Council was reminded that on April 17 administration and council reviewed some of the funding strategies for the project to move ahead.

The include a town contribution of $12 million, and a total of $10 million from the provincial and federal governments.

The funding plan also includes $2.5 million from fundraising, $1 million from the provincial Community Facility Enhancement Program (CFEP) and $3 million from Red Deer County.

Following Kennedy’s presentation. Coun. Janice Wing noted that since the public has become aware of the initial proposed design for the new aquatic centre there has also been feedback that there needs to be more public engagement.

“I certainly have heard back from a few of our community groups saying, ‘we'd really like to be able to talk to you about this so that you can ensure that you understand what our needs are',” Wing told council. “I just wonder if we should be having that piece of engagement before we went any further on design so that the actual users of the facility are involved.”

Kennedy replied that the immediate priority was to get the validation report approved and “put on hold” as detailed design won’t be moving forward until project funding is in place.

“So at that time, absolutely. We would then have to look at engaging in doing those next steps moving forward,” said Kennedy. “Until then I didn’t see the public engagement part being warranted until we know the project can actually go.”

Council was then reminded by Todd Becker, the town’s chief administrative officer, and Meghan Jenkins, the town’s director of community services, of extensive past public surveys, which included a series of roundtable-type of discussion meetings with local target groups.

Council was told these engagements were carried out as far back as 2020 by the town, with support from a previous consultant, on various options for the future of the existing aquatic centre.

“And that doesn't preclude any further public discussion from going on,” added Mayor Jean Barclay, who has strongly pointed out since the release of the validation report that finding funding sources was now the number one priority for the aquatic centre project to move forward.

Wing countered that she “understood the history” of the engagement process that led to the creation of the validation report and where council now finds itself; a process she strongly believes in.

She went on to say that since the project concept design is now public, the town, which has not yet met with local user groups for more than three years, ought to at some point in time go back to these same groups for additional input.

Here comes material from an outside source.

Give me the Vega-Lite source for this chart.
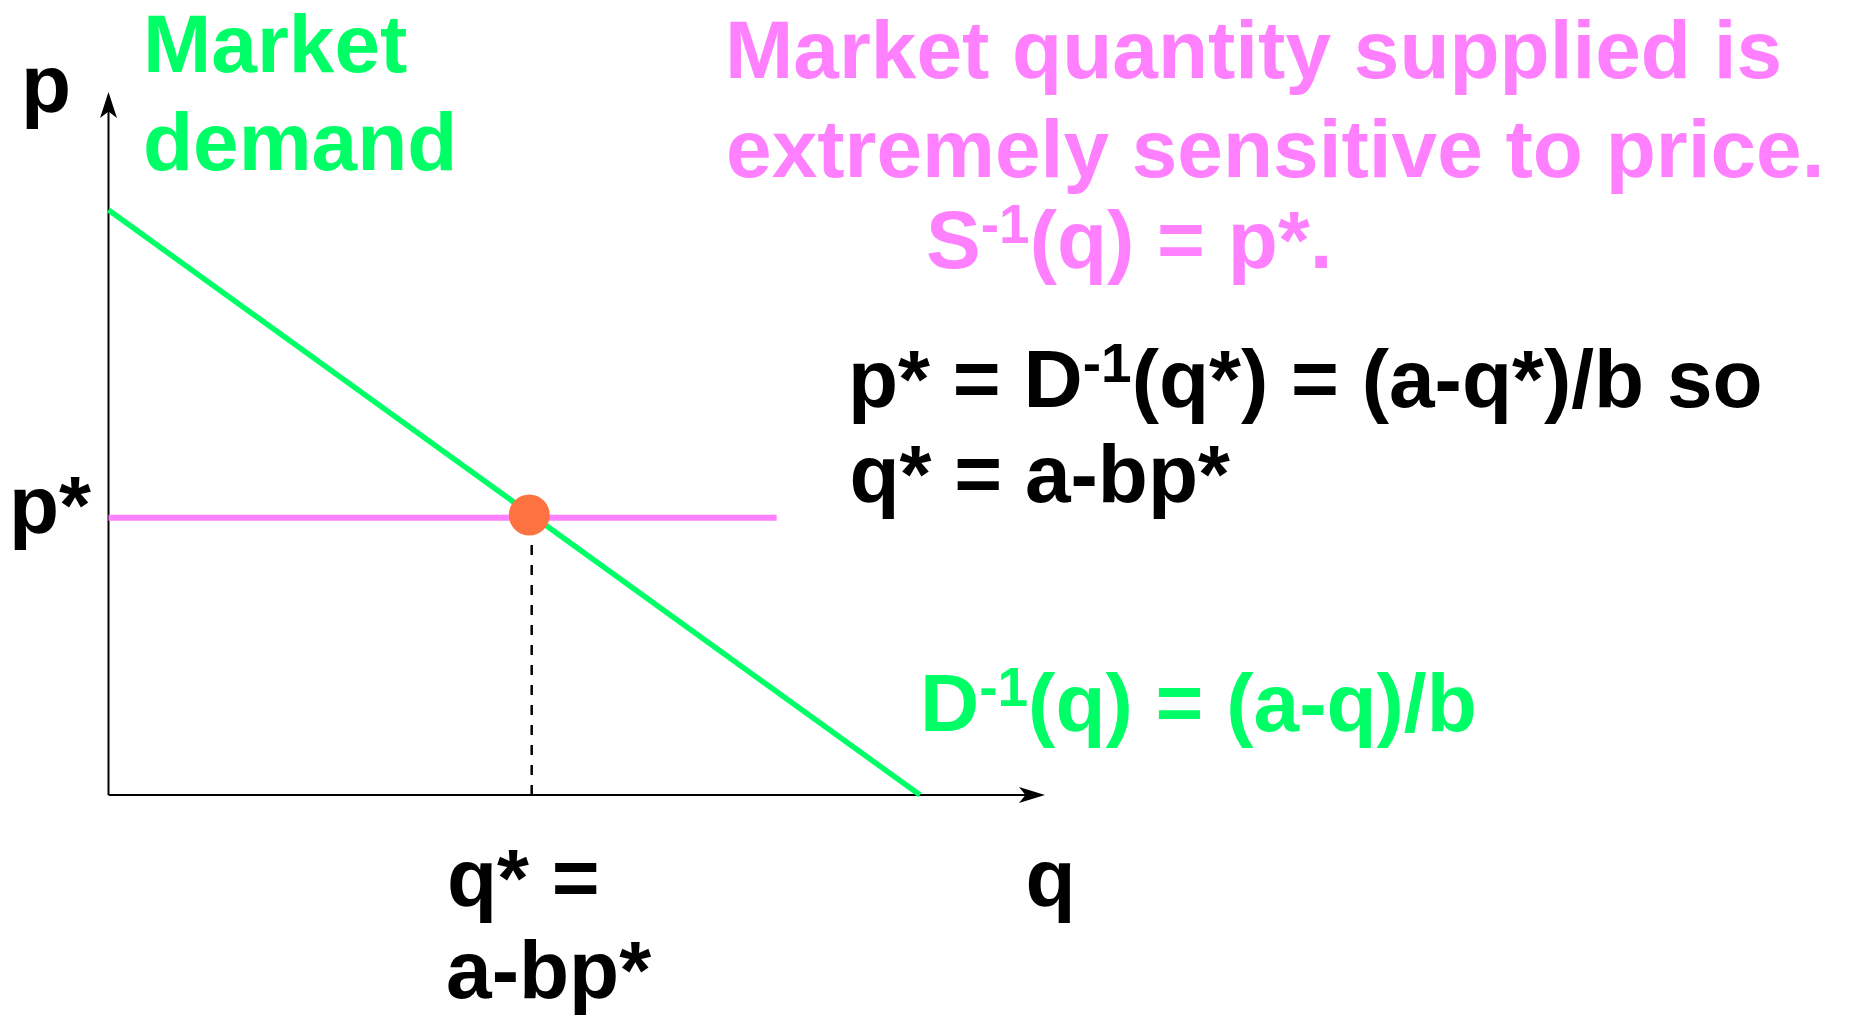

“So yes, before we go any further, we need to figure out how we're going to pay for it,” said Wing later to the Albertan; agreeing the funding issue was of paramount importance. “But before we go to the next step, which is that final design piece, we need to go back to the community to say, ‘this is where we're heading. What is important to you?

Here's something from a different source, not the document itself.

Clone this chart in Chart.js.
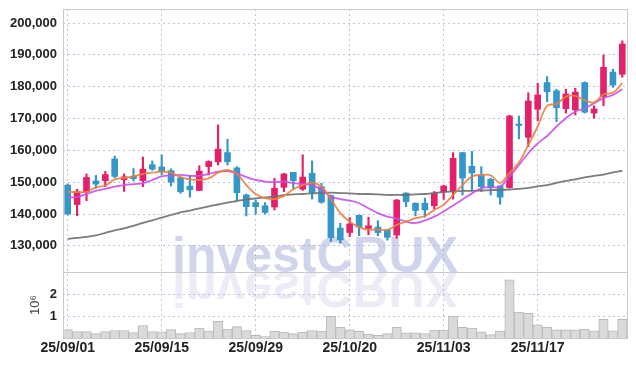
<!DOCTYPE html>
<html>
<head>
<meta charset="utf-8">
<script src="https://cdn.jsdelivr.net/npm/chart.js@4.4.1/dist/chart.umd.min.js"></script>
<style>
  html, body { margin: 0; padding: 0; background: #fff; }
</style>
</head>
<body>
<canvas id="chart" width="636" height="366"></canvas>
<script>
const dates = [
  "25/09/01", "25/09/02", "25/09/03", "25/09/04", "25/09/05",
  "25/09/08", "25/09/09", "25/09/10", "25/09/11", "25/09/12",
  "25/09/15", "25/09/16", "25/09/17", "25/09/18", "25/09/19",
  "25/09/22", "25/09/23", "25/09/24", "25/09/25", "25/09/26",
  "25/09/29", "25/09/30", "25/10/01", "25/10/02", "25/10/10",
  "25/10/13", "25/10/14", "25/10/15", "25/10/16", "25/10/17",
  "25/10/20", "25/10/21", "25/10/22", "25/10/23", "25/10/24",
  "25/10/27", "25/10/28", "25/10/29", "25/10/30", "25/10/31",
  "25/11/03", "25/11/04", "25/11/05", "25/11/06", "25/11/07",
  "25/11/10", "25/11/11", "25/11/12", "25/11/13", "25/11/14",
  "25/11/17", "25/11/18", "25/11/19", "25/11/20", "25/11/21",
  "25/11/24", "25/11/25", "25/11/26", "25/11/27", "25/11/28",
];

const open = [
  149100, 143000, 147000, 150400, 150500, 157300, 150800, 151900, 150500, 155500,
  154800, 153600, 151400, 148800, 147400, 154900, 156400, 159300, 154500, 146000,
  143600, 142600, 142200, 148400, 153100, 147800, 152800, 148600, 145800, 135600,
  134200, 139600, 135500, 135900, 135000, 133400, 146600, 143400, 143400, 142600,
  147000, 147100, 159300, 155000, 152300, 150900, 148800, 148300, 168000, 164100,
  172900, 181300, 178700, 173100, 172700, 181300, 171700, 176900, 184600, 183900,
];
const high = [
  149500, 147800, 152600, 152100, 153400, 158200, 152600, 154300, 157900, 156700,
  158600, 154200, 151700, 152100, 155200, 156700, 168000, 163500, 154900, 146300,
  144400, 143600, 151200, 152800, 153100, 158600, 156700, 149700, 146000, 137100,
  138900, 139700, 139000, 137900, 135200, 144600, 146700, 143500, 145000, 147100,
  149000, 159300, 159300, 159700, 154900, 151300, 148900, 171000, 170800, 178100,
  181100, 183200, 179200, 179200, 179500, 181500, 174000, 190000, 185500, 194400,
];
const low = [
  139700, 139500, 144200, 148100, 148600, 151400, 147100, 150400, 148600, 153700,
  152300, 148800, 146500, 145300, 147400, 152300, 155400, 155400, 144400, 139400,
  140000, 140000, 141300, 147000, 147800, 147400, 144700, 143400, 131400, 130800,
  132900, 133200, 133500, 133200, 131800, 132400, 142300, 139400, 139000, 141600,
  144600, 144700, 146000, 147300, 147100, 146000, 143100, 148100, 163600, 161200,
  169300, 175300, 169000, 171700, 171100, 171700, 170100, 174000, 179800, 183000,
];
const close = [
  140000, 147000, 151500, 149400, 152400, 151800, 151700, 151100, 154100, 154100,
  153300, 150100, 147000, 147600, 153500, 156500, 160400, 156400, 146700, 142300,
  142300, 140500, 148100, 152600, 150500, 151600, 146700, 143700, 132600, 131900,
  136900, 135900, 136300, 134200, 132700, 144400, 143900, 141100, 141300, 146600,
  148800, 157500, 151300, 152900, 148600, 148300, 145300, 170800, 167800, 175500,
  177400, 178400, 173400, 177700, 178300, 172000, 173000, 186100, 180500, 193400,
];
const volume = [
  380000, 290000, 290000, 200000, 290000, 340000, 340000, 250000, 570000, 290000,
  280000, 380000, 200000, 250000, 450000, 320000, 760000, 400000, 520000, 340000,
  120000, 60000, 300000, 270000, 200000, 270000, 340000, 310000, 980000, 490000,
  370000, 300000, 180000, 120000, 200000, 480000, 240000, 240000, 200000, 360000,
  360000, 1000000, 490000, 450000, 280000, 150000, 310000, 2640000, 1180000, 1120000,
  600000, 500000, 370000, 370000, 370000, 400000, 330000, 850000, 330000, 850000,
];

const ma5 = [
  147000, 146900, 147000, 148400, 148900, 150900, 151400, 151800, 152600, 153000,
  153300, 153000, 151600, 150900, 150700, 151200, 153000, 153900, 152600, 149100,
  146300, 145000, 144700, 145700, 147800, 149100, 149900, 148600, 144700, 140300,
  137600, 135900, 135000, 135200, 135000, 136600, 137600, 138700, 139400, 141300,
  142900, 146000, 149100, 151800, 152300, 152200, 149800, 152900, 156200, 161700,
  167500, 174000, 174600, 176900, 177100, 175800, 175000, 177600, 178100, 181100,
];
const ma10 = [
  145300, 145300, 146300, 147300, 147900, 148600, 149100, 149400, 149700, 150700,
  151800, 152100, 152300, 152000, 152000, 152600, 153300, 153500, 152800, 151600,
  150700, 150200, 150000, 150200, 149700, 149400, 149100, 147600, 145500, 144700,
  144200, 143400, 141800, 140300, 139200, 138600, 137600, 137200, 138000, 139200,
  140800, 142700, 144600, 146500, 148100, 148400, 148600, 151800, 155400, 159100,
  162200, 164500, 167500, 170100, 172200, 173200, 174800, 176400, 177400, 179200,
];
const maLong = [
  132200, 132500, 132800, 133300, 134100, 134900, 135500, 136300, 137200, 138000,
  138900, 139700, 140500, 141100, 141800, 142400, 143000, 143600, 144100, 144600,
  144900, 145200, 145500, 145900, 146200, 146300, 146500, 146600, 146700, 146600,
  146500, 146300, 146300, 146200, 146000, 146000, 146000, 146200, 146300, 146600,
  146900, 147100, 147300, 147300, 147400, 147500, 147600, 147700, 147900, 148200,
  148700, 149100, 149800, 150400, 150900, 151500, 152000, 152400, 153100, 153600,
];

const priceTicks = [130000, 140000, 150000, 160000, 170000, 180000, 190000, 200000];
const volumeTicks = [1000000, 2000000];

const UP = "#e5206b";
const DOWN = "#3597c9";
const GRID = "#c3c5de";
const FRAME = "#c8c8d0";

const candleColors = open.map((o, i) => (close[i] >= o ? UP : DOWN));

Chart.defaults.font.family = "'Liberation Sans', Arial, sans-serif";
Chart.defaults.color = "#222";

// watermark drawn under the marks, with its mirror image below the price panel
const watermark = {
  id: "watermark",
  beforeDatasetsDraw(chart) {
    const ctx = chart.ctx;
    const base = chart.scales.yVol.top;
    ctx.save();
    ctx.font = "bold 50px 'Liberation Sans', sans-serif";
    const w = ctx.measureText("investCRUX").width;
    ctx.translate(172, base);
    ctx.scale(286 / w, 1);
    ctx.fillStyle = "rgba(150, 162, 210, 0.45)";
    ctx.fillText("investCRUX", 0, 0);
    ctx.scale(1, -1);
    ctx.fillStyle = "rgba(175, 180, 215, 0.25)";
    ctx.fillText("investCRUX", 0, 0);
    ctx.restore();
  },
};

const frame = {
  id: "frame",
  afterDraw(chart) {
    const ctx = chart.ctx;
    const a = chart.chartArea;
    const sep = Math.round(chart.scales.yVol.top) + 0.5;
    ctx.save();
    ctx.strokeStyle = FRAME;
    ctx.lineWidth = 1;
    ctx.strokeRect(Math.round(a.left) + 0.5, Math.round(a.top) + 0.5,
      Math.round(a.right - a.left), Math.round(a.bottom - a.top));
    ctx.beginPath();
    ctx.moveTo(a.left, sep);
    ctx.lineTo(a.right, sep);
    ctx.stroke();
    ctx.restore();
  },
};

const noPad = (s) => {
  s.paddingTop = 0;
  s.paddingBottom = 0;
  s.paddingLeft = 0;
  s.paddingRight = 0;
};

const lineSet = (data, color) => ({
  type: "line",
  data,
  yAxisID: "y",
  borderColor: color,
  borderWidth: 1.8,
  pointRadius: 0,
  tension: 0.35,
  fill: false,
  order: 0,
});

new Chart(document.getElementById("chart"), {
  type: "bar",
  data: {
    labels: dates,
    datasets: [
      lineSet(ma5, "rgba(238, 125, 60, 0.9)"),
      lineSet(ma10, "rgba(200, 80, 235, 0.9)"),
      lineSet(maLong, "rgba(110, 110, 110, 0.9)"),
      {
        data: open.map((o, i) => [o, close[i]]),
        yAxisID: "y",
        backgroundColor: candleColors,
        barThickness: 6,
        minBarLength: 1.5,
        grouped: false,
        order: 1,
      },
      {
        data: low.map((l, i) => [l, high[i]]),
        yAxisID: "y",
        backgroundColor: candleColors,
        barThickness: 1.5,
        grouped: false,
        order: 2,
      },
      {
        data: volume,
        yAxisID: "yVol",
        backgroundColor: "#dadada",
        borderColor: "#b9b9b9",
        borderWidth: 1,
        barPercentage: 1,
        categoryPercentage: 1,
        grouped: false,
        order: 3,
      },
    ],
  },
  options: {
    responsive: false,
    animation: false,
    devicePixelRatio: 1,
    layout: { padding: { top: 9, right: 9, bottom: 0, left: 0 } },
    plugins: {
      legend: { display: false },
      tooltip: { enabled: false },
    },
    scales: {
      x: {
        offset: true,
        grid: { offset: false, color: GRID, drawTicks: false },
        border: { display: false, dash: [2, 3] },
        ticks: {
          autoSkip: false,
          maxRotation: 0,
          padding: 2,
          font: { size: 14, weight: "bold" },
          callback: (v, i) => (i % 10 === 0 ? dates[i] : null),
        },
        afterFit: (s) => {
          s.height = 28;
          noPad(s);
        },
      },
      yVol: {
        position: "left",
        stack: "panels",
        stackWeight: 66,
        min: 0,
        max: 3000000,
        grid: { color: GRID, drawTicks: false },
        border: { display: false, dash: [2, 3] },
        afterBuildTicks: (s) => {
          s.ticks = volumeTicks.map((v) => ({ value: v }));
        },
        ticks: {
          padding: 6,
          font: { size: 13, weight: "bold" },
          callback: (v) => v / 1000000,
        },
        title: {
          display: true,
          text: "10⁶",
          color: "#444",
          font: { size: 13 },
          padding: { top: 28, bottom: 0 },
        },
        afterFit: (s) => {
          s.width = 63;
          noPad(s);
        },
      },
      y: {
        position: "left",
        stack: "panels",
        stackWeight: 263,
        min: 121800,
        max: 204400,
        grid: { color: GRID, drawTicks: false },
        border: { display: false, dash: [2, 3] },
        afterBuildTicks: (s) => {
          s.ticks = priceTicks.map((v) => ({ value: v }));
        },
        ticks: {
          padding: 6,
          font: { size: 13, weight: "bold" },
          callback: (v) => v.toLocaleString("en-US"),
        },
        afterFit: (s) => {
          s.width = 63;
          noPad(s);
        },
      },
    },
  },
  plugins: [watermark, frame],
});
</script>
</body>
</html>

“If we move the pool down into the Arena, people want to know, ‘well, how will parking be impacted? How will programming be impacted? How will our users feel about what the next stage of design is?”

Wing emphasized it was not a consultation that has to happen immediately but she added before council and administration have a conversation over the final design the public ought to be engaged once again.

“We need the users input into the detailed design, not just council’s and not just administration,” said Wing. “We can't wait until we have a final design and then go back and say, ‘what do you think?’ and then find out we missed something important.

“That would be expensive. That would be a waste of resources,” she added.

Wing told council on May 8 she would accept the validation report on the understanding that what comes next as the project moves forward on detailed design is that the town opens the planned project up for community consultation.

Council then approved the motion to formally approved the validation report.